Data lines:
(begin)
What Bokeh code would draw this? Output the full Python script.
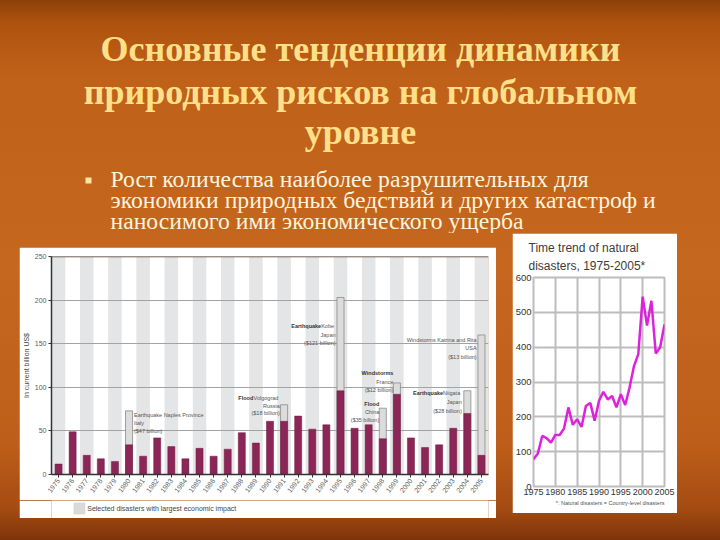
import math
from bokeh.plotting import figure
from bokeh.layouts import column, row
from bokeh.models import (Range1d, Spacer, Title, Span, FixedTicker)
from bokeh.core.properties import value
from bokeh.embed import file_html
from bokeh.resources import INLINE

# ---------------- data ----------------
title_lines = ["Основные тенденции динамики",
               "природных рисков на глобальном",
               "уровне"]
bullet_lines = ["Рост количества наиболее разрушительных для",
                "экономики природных бедствий и других катастроф и",
                "наносимого ими экономического ущерба"]

years = list(range(1975, 2006))
losses = [12, 49, 22, 18, 15, 34, 21, 42, 32, 18, 30, 21, 29, 48, 36,
          61, 61, 67, 52, 57, 96, 53, 57, 41, 92, 42, 31, 34, 53, 70, 22]
selected_years = [1980, 1991, 1995, 1998, 1999, 2004, 2005]
selected_totals = [73, 80, 203, 76, 105, 96, 160]
bar_y_ticks = [0, 50, 100, 150, 200, 250]
legend_label = "Selected disasters with largest economic impact"

# annotation lines: (x, y, bold part, normal part, align)
ann_lines = [
    (1980.35, 68, "", "Earthquake Naples Province", "left"),
    (1980.35, 59, "", "Italy", "left"),
    (1980.35, 50, "", "($47 billion)", "left"),
    (1990.7, 88, "Flood", " Volgograd", "right"),
    (1990.7, 79, "", "Russia", "right"),
    (1990.7, 70, "", "($18 billion)", "right"),
    (1994.65, 170, "Earthquake", " Kobe", "right"),
    (1994.65, 160.5, "", "Japan", "right"),
    (1994.65, 151, "", "($121 billion)", "right"),
    (1997.75, 81, "Flood", "", "right"),
    (1997.75, 71.5, "", "China", "right"),
    (1997.75, 62, "", "($35 billion)", "right"),
    (1998.75, 116, "Windstorms", "", "right"),
    (1998.75, 106, "", "France", "right"),
    (1998.75, 96.5, "", "($12 billion)", "right"),
    (2003.6, 93, "Earthquake", " Niigata", "right"),
    (2003.6, 83, "", "Japan", "right"),
    (2003.6, 73, "", "($28 billion)", "right"),
    (2004.66, 154, "", "Windstorms Katrina and Rita", "right"),
    (2004.66, 144.5, "", "USA", "right"),
    (2004.66, 135, "", "($13 billion)", "right"),
]

count_years = list(range(1975, 2006))
disaster_counts = [78, 95, 145, 139, 126, 148, 148, 167, 227, 177, 193, 171,
                   231, 240, 189, 246, 272, 250, 260, 227, 265, 234, 284,
                   345, 380, 545, 462, 533, 382, 400, 465]
line_x_ticks = [1975, 1980, 1985, 1990, 1995, 2000, 2005]
line_y_ticks = [0, 100, 200, 300, 400, 500, 600]
line_title = "Time trend of natural\ndisasters, 1975-2005*"
line_note = "*: Natural disasters = Country-level disasters"

SANS = "Liberation Sans"
SERIF = "Liberation Serif"
TOP_H = 233
ANN_SIZE = 5.5

_AW = {" ": 278, "K": 667, "V": 667, "N": 722, "l": 222, "i": 222, "t": 278,
       "r": 333, "s": 500, "c": 500, "J": 500, "F": 611, "R": 722}


def text_w(s, size):
    return sum(_AW.get(ch, 556) for ch in s) / 1000.0 * size


def clear(p):
    p.background_fill_alpha = 0
    p.border_fill_alpha = 0
    p.outline_line_color = None
    return p


# ---------------- top: title & bullet ----------------
pt = figure(width=720, height=TOP_H, x_range=Range1d(0, 720), y_range=Range1d(TOP_H, 0),
            x_axis_type=None, y_axis_type=None, min_border=0,
            output_backend="svg", toolbar_location=None)
clear(pt)
pt.grid.visible = False
pt.text(x=[360, 360, 360], y=[48, 91, 131], text=title_lines,
        text_align="center", text_baseline="middle",
        text_font=value(SERIF), text_font_style="bold",
        text_font_size="36px", text_color="#FFE08A")
pt.scatter(x=[88], y=[180], marker="square", size=6,
           fill_color="#FFE6A0", line_color=None)
pt.text(x=[110, 110, 110], y=[178, 199.5, 220], text=bullet_lines,
        text_align="left", text_baseline="middle",
        text_font=value(SERIF), text_font_size="23.7px", text_color="#FFF4DE")

# ---------------- bar chart ----------------
pb = figure(width=477, height=253, x_range=Range1d(1974.5, 2005.5),
            y_range=Range1d(0, 250),
            min_border_left=29, min_border_right=8, min_border_top=9,
            min_border_bottom=26, output_backend="svg", toolbar_location=None)
pb.background_fill_color = "white"
pb.border_fill_color = "white"
pb.outline_line_color = None

band_years = years[::2]
bands = pb.vbar(x=band_years, top=250, bottom=0, width=0.96,
                fill_color="#e4e5e6", line_color=None)
bands.level = "image"

pb.xgrid.visible = False
pb.ygrid.ticker = FixedTicker(ticks=bar_y_ticks[1:-1])
pb.ygrid.grid_line_color = "#a3a3a3"
pb.ygrid.grid_line_width = 1.2

pb.vbar(x=selected_years, top=selected_totals, bottom=0, width=0.5,
        fill_color="#dcdcdc", line_color="#8a8a8a", line_width=0.8)
pb.vbar(x=years, top=losses, bottom=0, width=0.5,
        fill_color="#8b2656", line_color="#6e1b42", line_width=0.5)

pb.add_layout(Span(location=250, dimension="width", line_color="#444444",
                   line_width=1.3))

for (ax, ay, bold, normal, aal) in ann_lines:
    if normal:
        pb.text(x=[ax], y=[ay], text=[normal], text_align=aal, text_baseline="middle",
                text_font=value(SANS), text_font_size=f"{ANN_SIZE}px",
                text_color="#555555")
    if bold:
        pb.text(x=[ax], y=[ay], text=[bold], text_align="right", text_baseline="middle",
                x_offset=-text_w(normal, ANN_SIZE),
                text_font=value(SANS), text_font_size=f"{ANN_SIZE}px",
                text_font_style="bold", text_color="#333333")

pb.yaxis.ticker = FixedTicker(ticks=bar_y_ticks)
pb.yaxis.axis_label = "In current billion US$"
pb.yaxis.axis_label_text_font = SANS
pb.yaxis.axis_label_text_font_size = "7px"
pb.yaxis.axis_label_text_font_style = "normal"
pb.yaxis.axis_label_text_color = "#444444"
pb.yaxis.axis_label_standoff = 2
pb.xaxis.ticker = FixedTicker(ticks=years)
pb.xaxis.major_label_orientation = math.radians(52)
for ax_ in (pb.xaxis, pb.yaxis):
    ax_.axis_line_color = "#333333"
    ax_.axis_line_width = 1.5
    ax_.major_tick_line_color = "#333333"
    ax_.major_tick_out = 3
    ax_.major_tick_in = 0
    ax_.minor_tick_line_color = None
    ax_.major_label_text_font = SANS
    ax_.major_label_text_font_size = "7px"
    ax_.major_label_text_color = "#5a5a5a"
    ax_.major_label_standoff = 2

# legend strip under the bar chart (key swatch + label, in panel pixels)
pg = figure(width=477, height=18, x_range=Range1d(19, 496), y_range=Range1d(518, 500),
            x_axis_type=None, y_axis_type=None, min_border=0,
            output_backend="svg", toolbar_location=None)
pg.background_fill_color = "white"
pg.border_fill_color = "white"
pg.outline_line_color = None
pg.grid.visible = False
pg.scatter(x=[49.5], y=[508], marker="square", size=11,
           fill_color="#dadada", line_color="#cfcfcf", line_width=0.5)
pg.text(x=[58], y=[508], text=[legend_label], text_align="left",
        text_baseline="middle", text_font=value(SANS), text_font_size="7px",
        text_color="#444444")

# ---------------- line chart ----------------
pl = figure(width=165, height=513 - TOP_H, x_range=Range1d(1975, 2005),
            y_range=Range1d(0, 600),
            min_border_left=20, min_border_right=13, min_border_top=44,
            min_border_bottom=27, output_backend="svg", toolbar_location=None)
pl.background_fill_color = "white"
pl.border_fill_color = "white"
pl.outline_line_color = "#bdbdbd"
pl.outline_line_width = 2
pl.xgrid.ticker = FixedTicker(ticks=line_x_ticks)
pl.ygrid.ticker = FixedTicker(ticks=line_y_ticks)
pl.grid.grid_line_color = "#bdbdbd"
pl.grid.grid_line_width = 2
pl.line(x=count_years, y=disaster_counts, line_color="#DD22DD", line_width=2.5)

pl.xaxis.ticker = FixedTicker(ticks=line_x_ticks)
pl.yaxis.ticker = FixedTicker(ticks=line_y_ticks)
for ax_ in (pl.xaxis, pl.yaxis):
    ax_.axis_line_color = None
    ax_.major_tick_line_color = None
    ax_.major_tick_out = 0
    ax_.major_tick_in = 0
    ax_.minor_tick_line_color = None
    ax_.minor_tick_out = 0
    ax_.major_label_text_font = SANS
    ax_.major_label_text_color = "#333333"
    ax_.major_label_standoff = 2
pl.xaxis.major_label_text_font_size = "9px"
pl.yaxis.major_label_text_font_size = "9.5px"

pl.add_layout(Title(text=line_title, align="left", offset=-5,
                    text_font=SANS, text_font_size="12px",
                    text_font_style="normal", text_color="#3c3c3c",
                    text_line_height=1.3, standoff=9), "above")
pl.add_layout(Title(text=line_note,
                    align="right", text_font=SANS, text_font_size="5.5px",
                    text_font_style="normal", text_color="#555555",
                    standoff=1), "below")

# ---------------- layout ----------------
BH = 540 - TOP_H
bottom = row(
    Spacer(width=19, height=BH),
    column(Spacer(width=477, height=247 - TOP_H), pb, pg,
           Spacer(width=477, height=540 - 518)),
    Spacer(width=16, height=BH),
    column(pl, Spacer(width=165, height=540 - 513)),
    Spacer(width=43, height=BH),
)
layout = column(pt, bottom, styles={
    "background": "linear-gradient(180deg, #8c4109 0%, #ad520e 4%, #c0611a 14%, "
                  "#c5671f 50%, #bd5f1a 82%, #a54c12 94%, #7e340a 100%)"})

open("out.html", "w").write(file_html(layout, INLINE))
(end)
Task requirements:
Print the data above verbatim from the first line through the line holding "from bokeh.resources import INLINE", leaving every picture out.

Answer to this task:
What Bokeh code would draw this? Output the full Python script.
import math
from bokeh.plotting import figure
from bokeh.layouts import column, row
from bokeh.models import (Range1d, Spacer, Title, Span, FixedTicker)
from bokeh.core.properties import value
from bokeh.embed import file_html
from bokeh.resources import INLINE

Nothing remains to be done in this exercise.